With regards to the raid debate the write amplification effect would appear to be quite a big factor as to why smaller stripe sizes are not effective. The answer lies in the inner workings of SSD that no one seems willing to discuss.
One thing I have noticed on all the Iometer benchmarks that I have seen is that CPU utilisation goes up significantly with small stripe sizes, yet reads/ write speeds seem to decrease.
"Write amplification" is really a terrible term. Perhaps "write overloading" would have been better. What it refers to is the amount of NAND flash that needs to be written to accommodate a certain chunk of data.
For example, in a typical SSD, if you want to write 4KB of data, the system first needs to copy a 128KB block of data from the NAND to the controllers memory. Then the system modifies the data with the 4KB of new data. Finally, it needs to write the entire 128KB block back to the NAND. Typical write amplification multipliers are in the neighborhood of 2040X, on average.
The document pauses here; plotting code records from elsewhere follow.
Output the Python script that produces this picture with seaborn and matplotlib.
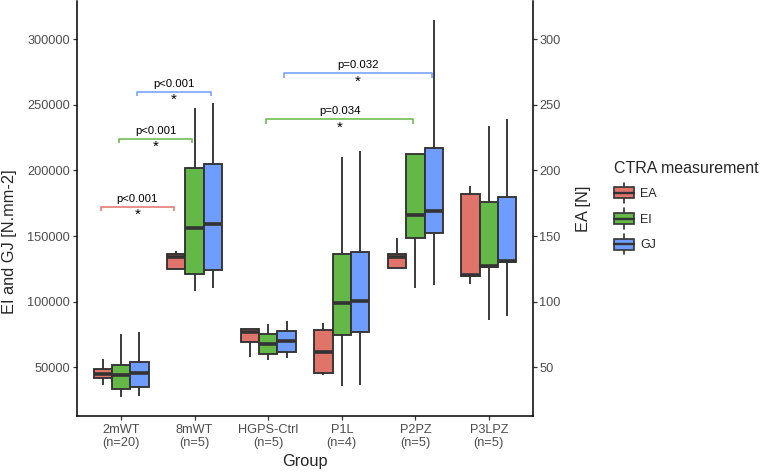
"""Boxplots of CTRA measurements (EA, EI, GJ) per mouse group with significance brackets"""

import numpy as np
import pandas as pd
import matplotlib
matplotlib.use('Agg')
import matplotlib.pyplot as plt
import seaborn as sns
from matplotlib.legend_handler import HandlerBase
from matplotlib.patches import Patch, Rectangle
from matplotlib.lines import Line2D

# Groups and sample sizes
group_names = ['2mWT', '8mWT', 'HGPS-Ctrl', 'P1L', 'P2PZ', 'P3LPZ']
group_n = [20, 5, 5, 4, 5, 5]
measures = ['EA', 'EI', 'GJ']

# five-number summaries per group: [lower whisker, Q1, median, Q3, upper whisker]
# EA in N (right axis), EI and GJ in N.mm-2 (left axis)
ea_summary = [
    [36.5, 41.9, 45.0, 49.0, 56.6],
    [125.3, 125.3, 133.9, 136.7, 139.0],
    [57.6, 69.4, 77.2, 79.0, 79.5],
    [44.2, 45.4, 61.4, 78.5, 83.9],
    [125.8, 125.8, 134.2, 136.5, 148.7],
    [113.3, 119.4, 120.5, 181.8, 188.1],
]
ei_summary = [
    [27600, 33500, 43900, 52000, 75700],
    [108500, 121500, 156000, 201600, 247300],
    [55300, 60500, 68100, 75700, 83100],
    [35500, 74900, 99400, 136000, 210500],
    [110500, 148700, 166000, 212300, 212300],
    [86400, 126600, 127400, 175900, 233900],
]
gj_summary = [
    [28400, 35000, 45700, 53800, 76700],
    [110500, 124500, 159400, 205200, 251000],
    [56900, 61700, 69800, 78000, 85100],
    [36800, 76700, 100900, 137700, 214800],
    [113100, 152000, 169300, 217100, 314700],
    [89400, 130600, 131200, 180000, 239000],
]

# significance comparisons: (group a, group b, measure, label)
comparisons = [
    ('2mWT', '8mWT', 'EA', 'p<0.001'),
    ('2mWT', '8mWT', 'EI', 'p<0.001'),
    ('2mWT', '8mWT', 'GJ', 'p<0.001'),
    ('HGPS-Ctrl', 'P2PZ', 'EI', 'p=0.034'),
    ('HGPS-Ctrl', 'P2PZ', 'GJ', 'p=0.032'),
]
bracket_heights = [172400, 224000, 260000, 239000, 274100]

EA_SCALE = 1000  # EA [N] shown on the left axis scale as EA * 1000

palette = {'EA': '#E0736A', 'EI': '#63B847', 'GJ': '#6F9CFF'}
line_col = '#333333'
tick_col = '#4D4D4D'


class BoxKey(HandlerBase):
    """ggplot-like boxplot legend key"""
    def create_artists(self, legend, orig_handle, xdescent, ydescent,
                       width, height, fontsize, trans):
        fc = orig_handle.get_facecolor()
        x0, y0 = -xdescent, -ydescent
        bh = height * 0.66
        by = y0 + (height - bh) / 2
        xm = x0 + width / 2
        lo = Line2D([xm, xm], [y0 - 1, by], color=line_col, lw=1.2, transform=trans)
        hi = Line2D([xm, xm], [by + bh, y0 + height + 1], color=line_col, lw=1.2, transform=trans)
        rect = Rectangle((x0, by), width, bh, facecolor=fc, edgecolor=line_col,
                         lw=1.2, transform=trans)
        med = Line2D([x0, x0 + width], [y0 + height / 2] * 2, color=line_col,
                     lw=1.7, transform=trans)
        return [lo, hi, rect, med]


def build_frame():
    rows = []
    for measure, summary in zip(measures, [ea_summary, ei_summary, gj_summary]):
        scale = EA_SCALE if measure == 'EA' else 1
        for g, vals in zip(group_names, summary):
            for v in vals:
                rows.append({'group': g, 'measure': measure, 'value': v * scale})
    return pd.DataFrame(rows)


def main():
    sns.set_style('ticks')
    plt.rcParams['font.family'] = ['Liberation Sans', 'DejaVu Sans']

    df = build_frame()

    fig = plt.figure(figsize=(7.62, 4.72), dpi=100)
    ax = fig.add_axes([0.101, 0.1193, 0.5985, 0.8787])

    sns.boxplot(
        data=df, x='group', y='value', hue='measure',
        order=group_names, hue_order=measures, palette=palette,
        width=0.75, gap=0, whis=1.5, showfliers=False, showcaps=False,
        linewidth=1.35, linecolor=line_col, saturation=1,
        medianprops={'linewidth': 2.6, 'color': line_col},
        legend=False, ax=ax,
    )

    ylo, yhi = 13245, 329055
    ax.set_xlim(-0.6, 5.6)
    ax.set_ylim(ylo, yhi)

    # significance brackets
    offsets = {'EA': -0.25, 'EI': 0.0, 'GJ': 0.25}
    tick_len = 3400
    for (ga, gb, m, label), h in zip(comparisons, bracket_heights):
        xa = group_names.index(ga) + offsets[m] - 0.03
        xb = group_names.index(gb) + offsets[m] - 0.03
        ax.plot([xa, xa, xb, xb], [h - tick_len, h, h, h - tick_len],
                color=palette[m], lw=1.1, solid_capstyle='butt')
        xm = (xa + xb) / 2
        ax.text(xm, h + 2200, label, ha='center', va='bottom', fontsize=8.2, color='black')
        ax.text(xm, h - 900, '*', ha='center', va='top', fontsize=11, color='black')

    # axes styling
    ax.set_xticks(range(len(group_names)))
    ax.set_xticklabels([f'{g}\n(n={n})' for g, n in zip(group_names, group_n)],
                       linespacing=1.12)
    yt = np.arange(50000, 300001, 50000)
    ax.set_yticks(yt)
    ax.set_yticklabels([str(int(v)) for v in yt])
    ax.tick_params(axis='both', colors=line_col, labelcolor=tick_col, labelsize=9.2,
                   length=2.75, width=0.9, pad=2.2)
    ax.tick_params(axis='x', pad=3.4)
    ax.set_xlabel('Group', fontsize=11.8)
    ax.set_ylabel('EI and GJ [N.mm-2]', fontsize=11.8)
    ax.xaxis.set_label_coords(0.499, -0.092)
    ax.yaxis.set_label_coords(-0.132, 0.419)
    for side in ['top', 'right']:
        ax.spines[side].set_visible(False)
    for side in ['left', 'bottom']:
        ax.spines[side].set_color('black')
        ax.spines[side].set_linewidth(1.1)

    # right axis for EA
    ax2 = ax.twinx()
    ax2.set_ylim(ylo / EA_SCALE, yhi / EA_SCALE)
    ax2.set_yticks(np.arange(50, 301, 50))
    ax2.tick_params(axis='y', colors=line_col, labelcolor=tick_col, labelsize=9.2,
                    length=2.75, width=0.9, pad=1.6)
    for side in ['top', 'left', 'bottom']:
        ax2.spines[side].set_visible(False)
    ax2.spines['right'].set_color('black')
    ax2.spines['right'].set_linewidth(1.1)
    ax.text(1.11, 0.498, 'EA [N]', rotation=90, ha='center', va='center',
            fontsize=11.8, transform=ax.transAxes)

    # legend
    handles = [Patch(facecolor=palette[m]) for m in measures]
    fig.legend(handles, measures, title='CTRA measurement',
               handler_map={Patch: BoxKey()},
               loc='upper left', bbox_to_anchor=(0.798, 0.673),
               frameon=False, fontsize=9, title_fontsize=11.5,
               handlelength=1.6, handleheight=1.75, handletextpad=0.45,
               labelspacing=0.68, borderpad=0, alignment='left')

    fig.savefig('out.png', dpi=100)
    plt.close(fig)


if __name__ == '__main__':
    main()
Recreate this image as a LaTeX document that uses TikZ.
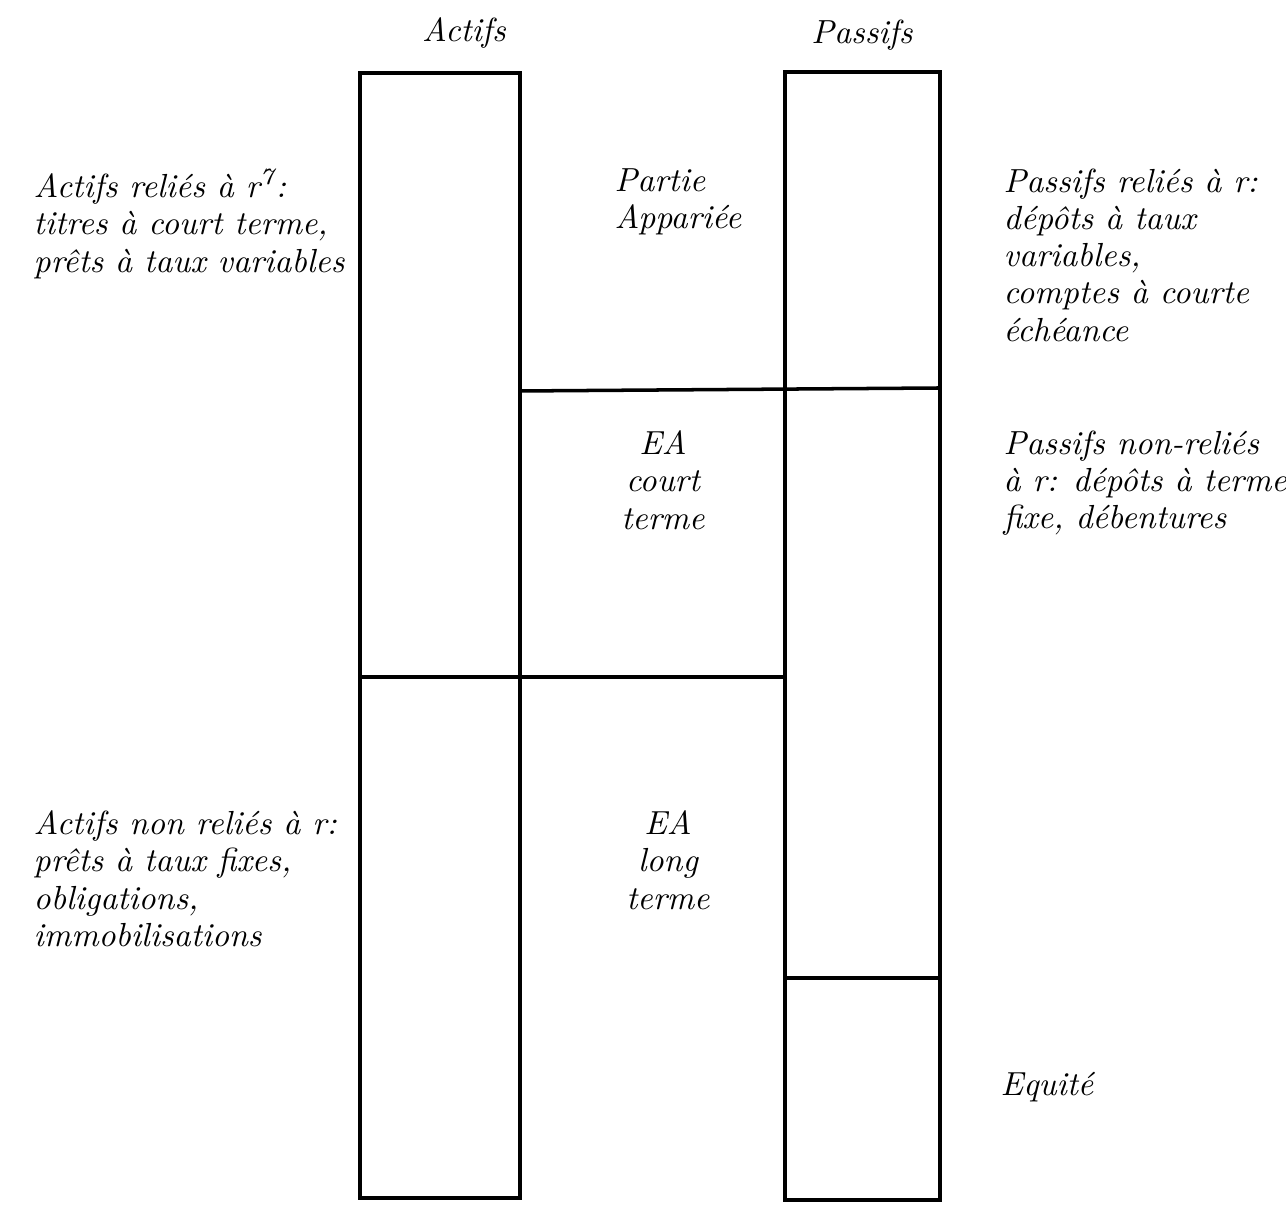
\documentclass[tikz,border=0pt]{standalone}
\usetikzlibrary{positioning}
\tikzset{
  txt/.style={font=\itshape\fontsize{9.5}{10.6}\selectfont, inner sep=0pt, align=left, anchor=north west},
  ctxt/.style={font=\itshape\fontsize{9.5}{10.6}\selectfont, inner sep=0pt, align=center, anchor=north},
  col/.style={line width=1pt}
}
\begin{document}
\begin{tikzpicture}
\useasboundingbox (0,0) rectangle (12.86,-12.05);
% Columns
\draw[col] (3.60,-0.73) rectangle (5.20,-11.98);
\draw[col] (7.85,-0.72) rectangle (9.40,-12.00);
% Separations
\draw[col] (5.20,-3.91) -- (9.40,-3.88);
\draw[col] (3.60,-6.77) -- (7.85,-6.77);
\draw[col] (7.85,-9.78) -- (9.40,-9.78);

% Column titles
\node[ctxt] (actifs) at (4.64,-0.17) {Actifs};
\node[ctxt] (passifs) at (8.62,-0.19) {Passifs};

% Middle labels
\node[txt] (partie) at (6.14,-1.68) {Partie\\Appariée};
\node[ctxt] (eacourt) at (6.63,-4.30) {EA\\court\\terme};
\node[ctxt] (ealong) at (6.68,-8.10) {EA\\long\\terme};

% Left side
\node[txt] (areliés) at (0.33,-1.68) {Actifs reliés à r\textsuperscript{7}:\\titres à court terme,\\prêts à taux variables};
\node[txt] (anonreliés) at (0.33,-8.10) {Actifs non reliés à r:\\prêts à taux fixes,\\obligations,\\immobilisations};

% Right side
\node[txt] (preliés) at (10.03,-1.68) {Passifs reliés à r:\\dépôts à taux\\variables,\\comptes à courte\\échéance};
\node[txt] (pnonreliés) at (10.03,-4.30) {Passifs non-reliés\\à r: dépôts à terme\\fixe, débentures};
\node[txt] (equite) at (10.00,-10.72) {Equité};
\end{tikzpicture}
\end{document}
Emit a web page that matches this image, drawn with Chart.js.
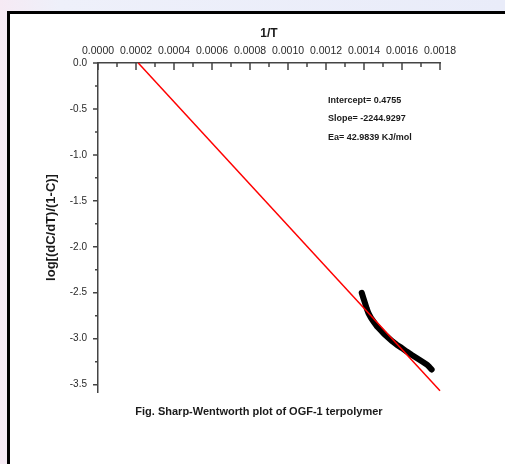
<!DOCTYPE html>
<html>
<head>
<meta charset="utf-8">
<script src="https://cdn.jsdelivr.net/npm/chart.js@4.4.0/dist/chart.umd.min.js"></script>
<style>
  html, body { margin: 0; padding: 0; }
  body {
    width: 505px; height: 464px; overflow: hidden; position: relative;
    background: linear-gradient(90deg, #f6eaf4 0px, #eef0fa 60px, #e9ecf9 100%);
    font-family: "Liberation Sans", Arial, sans-serif;
  }
  #frame {
    position: absolute; left: 7px; top: 11px; width: 520px; height: 480px;
    border: 3px solid #000; background: #fff;
  }
  #wrap { position: absolute; left: 0; top: 0; width: 505px; height: 464px; }
  .note {
    position: absolute; left: 328px; font-size: 9px; font-weight: bold; color: #1a1a1a;
    white-space: nowrap; line-height: 11px;
  }
  #caption {
    position: absolute; left: 0; width: 518px; top: 405px; text-align: center;
    font-size: 11px; font-weight: bold; color: #1a1a1a; white-space: nowrap;
  }
</style>
</head>
<body>
<div id="frame"></div>
<div id="wrap"><canvas id="chart" width="505" height="464"></canvas></div>
<div class="note" style="top:95px">Intercept= 0.4755</div>
<div class="note" style="top:113px">Slope= -2244.9297</div>
<div class="note" style="top:132px">Ea= 42.9839 KJ/mol</div>
<div id="caption">Fig. Sharp-Wentworth plot of OGF-1 terpolymer</div>

<script>
// valores (1/T vs log[(dC/dT)/(1-C)])
const dataX = [0.001388, 0.001397, 0.001405, 0.001414, 0.001423, 0.001436, 0.001449, 0.001466,
               0.001484, 0.001506, 0.001528, 0.00155, 0.001572, 0.001598, 0.001625, 0.00165,
               0.001677, 0.001704, 0.00173, 0.001745, 0.001756];
const dataY = [-2.50, -2.56, -2.61, -2.67, -2.72, -2.77, -2.81, -2.86,
               -2.90, -2.95, -2.99, -3.03, -3.065, -3.10, -3.14, -3.175,
               -3.21, -3.245, -3.28, -3.31, -3.335];

// reta de ajuste (extremos)
const fitX = [0.000212, 0.0018];
const fitY = [0.0, -3.566];

const axisColor = '#444';

// marcas de escala: eixo x para dentro (baixo), eixo y para fora (esquerda)
const tickMarks = {
    id: 'tickMarks',
    afterDraw(chart) {
        const { ctx, scales: { x, y } } = chart;
        ctx.save();
        ctx.strokeStyle = axisColor;
        ctx.lineWidth = 1.5;
        ctx.beginPath();
        for (let i = 0; i <= 18; i++) {
            const px = x.getPixelForValue(i * 0.0001);
            const len = i % 2 === 0 ? 7 : 4;
            ctx.moveTo(px, x.bottom);
            ctx.lineTo(px, x.bottom + len);
        }
        for (let i = 0; i <= 14; i++) {
            const py = y.getPixelForValue(-i * 0.25);
            const len = i % 2 === 0 ? 5 : 3;
            ctx.moveTo(y.right, py);
            ctx.lineTo(y.right - len, py);
        }
        ctx.stroke();
        ctx.restore();
    }
};

const ctx = document.getElementById('chart').getContext('2d');
new Chart(ctx, {
    type: 'scatter',
    data: {
        datasets: [
            {
                label: 'Linear fit',
                data: fitX.map((v, i) => ({ x: v, y: fitY[i] })),
                showLine: true,
                borderColor: '#ff0000',
                borderWidth: 1.5,
                pointRadius: 0,
                order: 0,
                clip: false
            },
            {
                label: 'OGF-1',
                data: dataX.map((v, i) => ({ x: v, y: dataY[i] })),
                showLine: true,
                borderColor: '#000',
                backgroundColor: '#000',
                borderWidth: 6,
                borderCapStyle: 'round',
                borderJoinStyle: 'round',
                pointRadius: 0,
                order: 1,
                clip: false
            }
        ]
    },
    options: {
        responsive: false,
        animation: false,
        events: [],
        layout: { padding: { left: 10, top: 14, right: 65, bottom: 72 } },
        plugins: { legend: { display: false }, tooltip: { enabled: false } },
        scales: {
            x: {
                type: 'linear',
                position: 'top',
                min: 0,
                max: 0.0018,
                afterFit: s => { s.height = 49; },
                grid: { display: false, drawTicks: false },
                border: { display: true, color: axisColor, width: 1.5 },
                ticks: {
                    stepSize: 0.0002,
                    padding: 6,
                    maxRotation: 0,
                    autoSkip: false,
                    color: '#2a2a2a',
                    font: { family: 'Liberation Sans', size: 10.5 },
                    callback: v => v.toFixed(4)
                },
                title: {
                    display: true,
                    text: '1/T',
                    color: '#1a1a1a',
                    padding: { top: 12, bottom: 0 },
                    font: { family: 'Liberation Sans', size: 12, weight: 'bold' }
                }
            },
            y: {
                type: 'linear',
                min: -3.58,
                max: 0,
                afterFit: s => { s.width = 88; },
                grid: { display: false, drawTicks: false },
                border: { display: true, color: axisColor, width: 1.5 },
                ticks: {
                    stepSize: 0.5,
                    includeBounds: false,
                    padding: 11,
                    color: '#2a2a2a',
                    font: { family: 'Liberation Sans', size: 10 },
                    callback: v => v.toFixed(1)
                },
                title: {
                    display: true,
                    text: 'log[(dC/dT)/(1-C)]',
                    color: '#1a1a1a',
                    padding: { top: 34, bottom: 0 },
                    font: { family: 'Liberation Sans', size: 13, weight: 'bold' }
                }
            }
        }
    },
    plugins: [tickMarks]
});
</script>
</body>
</html>
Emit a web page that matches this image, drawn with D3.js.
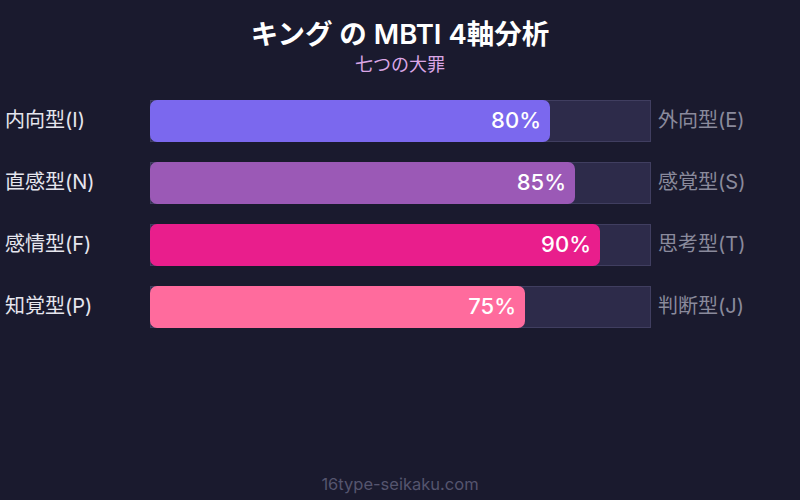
<!DOCTYPE html>
<html>
<head>
<meta charset="utf-8">
<script src="https://cdn.jsdelivr.net/npm/d3@7"></script>
<style>
  html, body { margin: 0; padding: 0; background: #1a1a2e; }
  svg { display: block; font-family: Inter, "Noto Sans CJK JP", sans-serif; }
</style>
</head>
<body>
<div id="chart"></div>
<script>
// chart data
var leftLabels = ["内向型(I)", "直感型(N)", "感情型(F)", "知覚型(P)"];
var rightLabels = ["外向型(E)", "感覚型(S)", "思考型(T)", "判断型(J)"];
var percents = [80, 85, 90, 75];
var barColors = ["#7b68ee", "#9b59b6", "#e91e8c", "#ff6b9d"];

var width = 800, height = 500;

var svg = d3.select("#chart").append("svg")
  .attr("width", width)
  .attr("height", height);

svg.append("rect")
  .attr("width", width).attr("height", height)
  .attr("fill", "#1a1a2e");

// title
svg.append("text")
  .attr("x", width / 2).attr("y", 44)
  .attr("text-anchor", "middle")
  .attr("fill", "#ffffff")
  .attr("font-size", 27.5).attr("font-weight", 600)
  .text("キング の MBTI 4軸分析");

svg.append("text")
  .attr("x", width / 2).attr("y", 71)
  .attr("text-anchor", "middle")
  .attr("fill", "#dba6e6")
  .attr("font-size", 18)
  .text("七つの大罪");

// scales
var x = d3.scaleLinear().domain([0, 100]).range([150, 650]);
var y = d3.scaleBand()
  .domain(d3.range(percents.length))
  .range([100, 100 + 62 * 4 - 20])
  .paddingInner(20 / 62)
  .paddingOuter(0);

var rows = svg.append("g")
  .selectAll("g")
  .data(percents)
  .enter().append("g");

// track
rows.append("rect")
  .attr("x", x(0) + 0.5)
  .attr("y", function(d, i) { return y(i) + 0.5; })
  .attr("width", x(100) - x(0))
  .attr("height", y.bandwidth() - 1)
  .attr("fill", "#2d2b4a")
  .attr("stroke", "#403e60")
  .attr("stroke-width", 1);

// filled bar
rows.append("rect")
  .attr("x", x(0))
  .attr("y", function(d, i) { return y(i); })
  .attr("width", function(d) { return x(d) - x(0); })
  .attr("height", y.bandwidth())
  .attr("rx", 7)
  .attr("fill", function(d, i) { return barColors[i]; });

// percent text
rows.append("text")
  .attr("x", function(d) { return x(d) - 9; })
  .attr("y", function(d, i) { return y(i) + y.bandwidth() / 2; })
  .attr("dy", "0.33em")
  .attr("text-anchor", "end")
  .attr("fill", "#ffffff")
  .attr("font-size", 22).attr("font-weight", 500)
  .text(function(d) { return d + "%"; });

// left labels
rows.append("text")
  .attr("x", 5)
  .attr("y", function(d, i) { return y(i) + y.bandwidth() / 2; })
  .attr("dy", "0.3em")
  .attr("fill", "#e6e6ee")
  .attr("font-size", 20).attr("font-weight", 400)
  .text(function(d, i) { return leftLabels[i]; });

// right labels
rows.append("text")
  .attr("x", 658)
  .attr("y", function(d, i) { return y(i) + y.bandwidth() / 2; })
  .attr("dy", "0.3em")
  .attr("fill", "#8a8a9c")
  .attr("font-size", 20).attr("font-weight", 400)
  .text(function(d, i) { return rightLabels[i]; });

// footer
svg.append("text")
  .attr("x", width / 2).attr("y", 490)
  .attr("text-anchor", "middle")
  .attr("fill", "#55556e")
  .attr("font-size", 16.5)
  .text("16type-seikaku.com");
</script>
</body>
</html>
Nice bit of research.Since Intel X25-M drives reportedly have 128K write erase blocks, it's prudent to use a 128K stripe size when RAIDing these drives.
That's what I've chosen.
I was wondering about this as well. given the 160gb Intel SSD is about twice the price of the 80, why not just buy 2 x 80 and RAID-0 them. Same size, twice the speed.
How many would be willing to part with $1256 + S/H to try it though?I'd love to see an Intel RAID-10 setup with four 80GB drives.